This time last night I was sitting on backless black-leather chair listening to myself talking to a man in Atlanta.
What I was listening to was what I had been saying a second before - a microphone fault which the consoling woman at the CNN studios in London said had often floored much better broadcasters than I am.
The subject of my necessarily halting interview (at least the backless chair makes one sit up straight) was Tony Blair's evidence to the Iraq War inquiry yesterday, a subject in which seven years ago I was a peculiar authority, a role I have happily abandoned since.
During that war I spent thirty days with Blair and wrote a nightly diary about it wich became a book. In 2003 I could have done quiz-shows on Blair-in-Iraq, the kind where you get a black leather chair with a proper back and an earpiece that doesn't tell you what you've just been saying at the moment when you are trying to say the next thing.

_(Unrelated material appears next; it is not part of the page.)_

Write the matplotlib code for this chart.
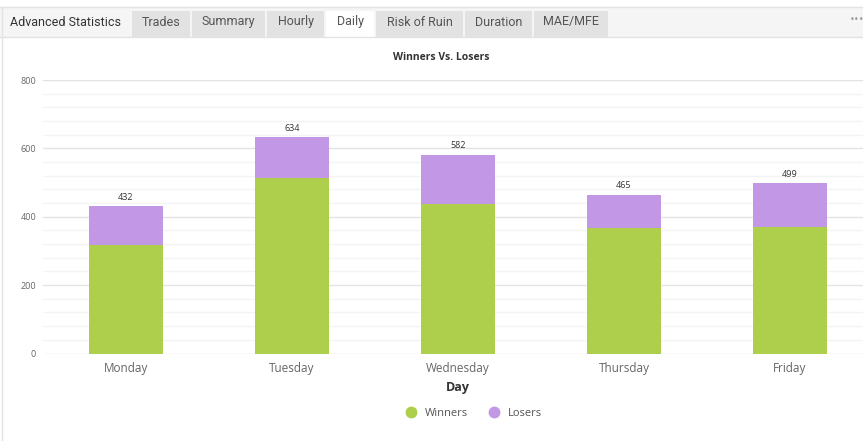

That was then. This week I've just published another book of nightly diaries - this time about following the route of theSpartacus War 2000 years ago. CNN is probably not so much interested in that but others have been, I'm pleased to say: a particular note of appreciation for the Spectator.
Yesterday afternoon I was back to writing for The Times about Iraq - a version which anyone who couldn't understand me on CNN can read here.
And last night, a three minute segment of hearing myself in my ear (confident.. .confident. . .no doubts. . .no doubts. . .no risk. . no risk?. . ), feeding back on myself between London and the southern United States, struggling to speak against an echo, was all an appropriate reminder of strangeness gone by.